Socioeconomic standing and education are crucial factors, and often related to race, but they are more difficult to track and assess.
Another important factor is the ward organization, and the number of city workers living in the ward.
“There are city workers, county workers and patronage workers whose ability to hold on to their jobs depends on doing what ward leadership tells them to do,” Kleppner said.
An example is House Speaker Michael Madigan’s 13th Ward, where the majority of the population is Latino and Marty Quinn, a first-time candidate, was running unopposed -- and yet turnout was 58.3 percent.
“It’s well-organized and city workers live there,” Kleppner said. “So, that ward will probably always have high turnout.”
It’s also important to note that Latino turnout can be low because many of them are not citizens.
“At least one-third of them [Latinos] aren’t going to be eligible to vote,” Kleppner said.
New Census means new wards
Because race has such an impact on turnout, it will be a key factor as the aldermen redraw the ward boundaries later this year.
Chicago’s one-man-one-vote system requires that wards be as close to equal in population as possible. The wards are redistributed one year after a new Census is taken, meaning by the end of this year, new boundaries should be in place.

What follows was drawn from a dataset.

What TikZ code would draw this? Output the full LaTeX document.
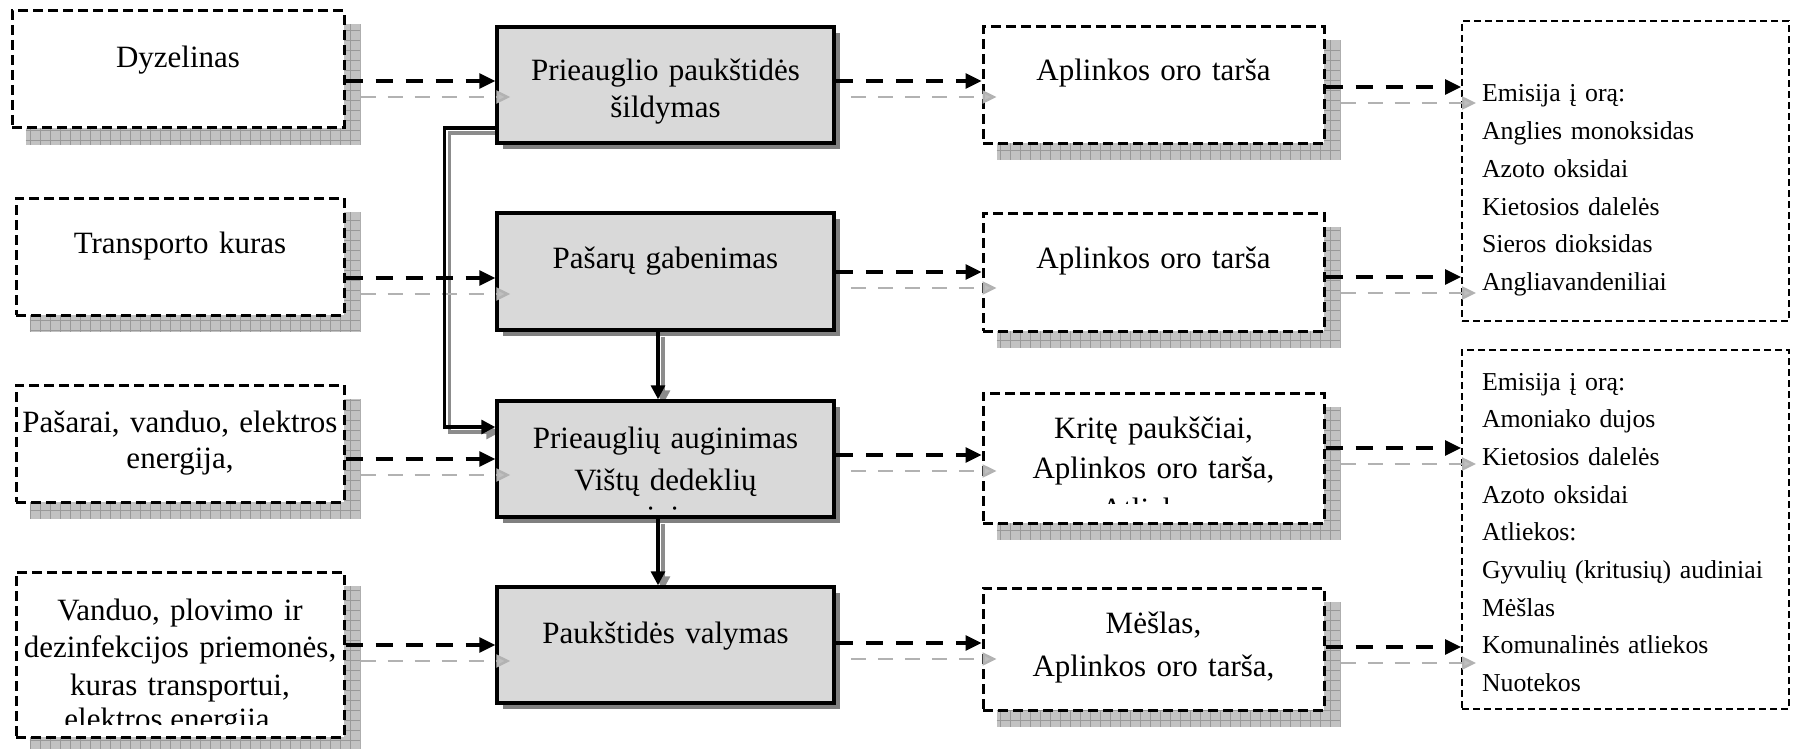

“The gist is that certainly in Illinois and in Chicago, the law requires that you create as many minority majority districts as you can,” Paral said.
New wards mean a couple of things.
First, Chicago’s population has declined by about 200,000 since the 2000 Census. That means wards will now have about 54,000 residents, down from about 59,000, which was the approximate ward population in 2000.
There have also been shifts in racial demographics. The Latino population has increased by more than 25,000. Meanwhile the white population has decreased by more than 52,000, and the black population has decreased by more than 181,000.
“The Latinos have held on to their majority wards and the whites still have theirs,” Kleppner said, “but the blacks have clearly lost at least two wards.”
There should also be more Latino majority wards, Paral said.
“Something’s gotta give,” Paral said, “I don’t know if that means less white or black population wards. Without a doubt the city is getting more Latinos.”
The new wards are important to each racial group because of voting power. Since blacks and Latinos vote in lower numbers than whites, they need as great a majority in as many wards as possible so their candidates can be elected.
In other words, the more densely populated a racial group, the greater the chance they will control the vote.
“You could, hypothetically, construct a 50 or 55 percent Latino ward, but if even 35 percent of the ward is white, they will control the ward because they can and do vote,” Kleppner said.
The bottom line? Voting turnout patterns make it clear that race is a factor in determining who votes. That fact alone means the racial majorities in the new wards will be of concern for aldermen and residents alike.
“They’re going to have to redraw the boundaries quickly,” Kleppner said. “And it’s going to be a struggle.”